Once we start to go down this road, it's only a matter of time before the government is making major life decisions for us. And as the prohibition of both alcohol and marijuana has demonstrated, these techniques of controlling human behavior don't work, and backfire horribly.
Of course this leads to the question, then what do you do? How do you help people who are poor if you don't intervene in their lives or give them lots of free money? And I'm not sure there's any sort of easy answer for this. As Jesus said, "the poor will always be with us." And a lot of people have misinterpreted this to mean something else, but I believe it means that there will always be people who will wallow to the lowest level or just simply not understand how the world works and make very horrible choices in life.

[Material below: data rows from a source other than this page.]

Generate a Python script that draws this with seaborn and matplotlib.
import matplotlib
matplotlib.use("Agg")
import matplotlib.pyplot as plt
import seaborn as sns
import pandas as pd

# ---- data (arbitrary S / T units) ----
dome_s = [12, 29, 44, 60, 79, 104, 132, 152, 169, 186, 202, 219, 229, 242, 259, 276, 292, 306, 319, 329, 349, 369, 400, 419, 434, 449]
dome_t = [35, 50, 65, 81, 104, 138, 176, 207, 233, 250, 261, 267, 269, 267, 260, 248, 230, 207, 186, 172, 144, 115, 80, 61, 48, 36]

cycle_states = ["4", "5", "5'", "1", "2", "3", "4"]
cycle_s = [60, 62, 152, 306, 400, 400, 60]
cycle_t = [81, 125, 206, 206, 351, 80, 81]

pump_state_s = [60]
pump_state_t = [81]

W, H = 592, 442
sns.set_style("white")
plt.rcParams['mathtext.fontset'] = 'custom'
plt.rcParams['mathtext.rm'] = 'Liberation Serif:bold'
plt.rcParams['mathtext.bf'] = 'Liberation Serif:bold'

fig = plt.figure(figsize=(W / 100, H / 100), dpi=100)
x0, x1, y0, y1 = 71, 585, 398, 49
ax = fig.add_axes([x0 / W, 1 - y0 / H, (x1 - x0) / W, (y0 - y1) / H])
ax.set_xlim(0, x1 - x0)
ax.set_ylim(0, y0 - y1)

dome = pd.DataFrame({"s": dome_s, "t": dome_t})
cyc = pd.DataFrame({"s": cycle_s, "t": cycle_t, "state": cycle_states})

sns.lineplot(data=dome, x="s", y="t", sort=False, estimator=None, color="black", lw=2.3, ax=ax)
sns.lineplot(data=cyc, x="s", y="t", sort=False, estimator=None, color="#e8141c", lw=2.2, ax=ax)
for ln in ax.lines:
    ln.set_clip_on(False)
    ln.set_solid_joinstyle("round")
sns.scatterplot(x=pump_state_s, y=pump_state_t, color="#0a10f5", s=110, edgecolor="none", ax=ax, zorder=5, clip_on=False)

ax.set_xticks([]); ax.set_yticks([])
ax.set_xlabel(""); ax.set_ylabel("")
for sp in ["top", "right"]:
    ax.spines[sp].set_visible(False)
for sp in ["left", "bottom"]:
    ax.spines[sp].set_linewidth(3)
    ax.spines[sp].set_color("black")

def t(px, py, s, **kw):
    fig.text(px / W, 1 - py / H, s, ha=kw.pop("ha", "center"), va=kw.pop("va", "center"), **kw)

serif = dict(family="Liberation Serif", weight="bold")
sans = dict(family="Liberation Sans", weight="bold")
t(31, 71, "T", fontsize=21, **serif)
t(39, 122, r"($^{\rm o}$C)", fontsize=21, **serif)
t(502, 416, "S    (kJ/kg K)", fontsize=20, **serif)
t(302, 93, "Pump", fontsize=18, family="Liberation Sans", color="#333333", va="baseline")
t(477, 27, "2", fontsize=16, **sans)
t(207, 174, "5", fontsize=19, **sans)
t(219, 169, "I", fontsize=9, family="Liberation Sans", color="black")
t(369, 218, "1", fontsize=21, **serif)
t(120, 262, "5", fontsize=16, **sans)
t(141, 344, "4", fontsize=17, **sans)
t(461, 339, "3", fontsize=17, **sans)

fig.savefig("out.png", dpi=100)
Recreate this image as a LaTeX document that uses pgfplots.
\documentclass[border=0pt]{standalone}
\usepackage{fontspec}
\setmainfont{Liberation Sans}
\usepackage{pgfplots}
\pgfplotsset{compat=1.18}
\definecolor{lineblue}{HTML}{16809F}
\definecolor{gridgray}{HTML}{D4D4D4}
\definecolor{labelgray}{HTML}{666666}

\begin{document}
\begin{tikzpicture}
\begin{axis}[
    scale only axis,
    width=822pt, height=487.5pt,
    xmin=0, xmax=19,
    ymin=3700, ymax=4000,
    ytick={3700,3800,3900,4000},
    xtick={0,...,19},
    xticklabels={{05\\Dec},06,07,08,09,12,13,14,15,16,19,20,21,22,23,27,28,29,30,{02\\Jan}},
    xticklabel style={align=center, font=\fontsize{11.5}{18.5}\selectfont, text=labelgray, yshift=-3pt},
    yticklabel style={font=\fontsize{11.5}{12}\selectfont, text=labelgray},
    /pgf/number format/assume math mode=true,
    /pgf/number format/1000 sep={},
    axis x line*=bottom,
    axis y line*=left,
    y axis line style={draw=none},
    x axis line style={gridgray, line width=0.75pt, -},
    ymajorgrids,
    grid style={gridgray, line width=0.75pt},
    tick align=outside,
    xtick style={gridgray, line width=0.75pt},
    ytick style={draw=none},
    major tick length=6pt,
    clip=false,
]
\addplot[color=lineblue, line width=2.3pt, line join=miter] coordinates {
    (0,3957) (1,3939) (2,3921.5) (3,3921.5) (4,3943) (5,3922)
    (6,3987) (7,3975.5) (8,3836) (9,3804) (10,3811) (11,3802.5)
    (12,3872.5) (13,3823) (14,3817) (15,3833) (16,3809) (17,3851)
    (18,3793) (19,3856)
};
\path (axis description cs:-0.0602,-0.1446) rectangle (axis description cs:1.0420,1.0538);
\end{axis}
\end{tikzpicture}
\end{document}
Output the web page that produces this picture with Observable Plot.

So you either have to live with this and accept it, or accept some level of intervention in the people's lives at a level that would be considered totalitarian. Or perhaps, as we do today in America, there is some middle-ground, where people who are truly in need are given help - but with certain caveats. The work requirement, for example, for some social benefits, encourages people to find at least a part-time job, so they can feel they contribute to society. It also provides a steady stream of low-wage labor for Walmart, among others. One of the largest benefactors of our welfare system today are low-wage employers. We are not handing out money to the poor, but subsidizing, indirectly, low-wage employers. Pretty interesting little system we devised, no?
Of course, there may be another way. As I noted before, I've seen these ads on cable television where they offer people cash in return for a structured settlement. These are lousy deals and really should be outlawed - or at least not advertised. Similarly, payday loans and check cashing stores and other shitty deals aimed at the poor, shouldn't be so heavily hyped.
Or put another way, perhaps sound deals and bargains and basic economic literacy should be promoted. The television blares 24/7 with lousy deals and rip-offs, but common sense doesn't have its own channel. Maybe if financial literacy was at least advertised, people would have a better chance at choosing it. And that is, in my mind, why the middle class in America is "shrinking" - not because of layoffs, automation, or China, but because middle-class people today are taking on shitty deals their parents would have turned their noses up at. The television pounds into their head that they should lease a new SUV and send out for a pizza. And they do it. The 1%'ers didn't take away our money, we gave it to them, with our blubbering thanks, in exchange for shiny trinkets and unhealthy food.
But financial literacy is not something that could be forced on the people, and indeed if you tried to force people to behave in a financially responsible manner they would reject it all the more.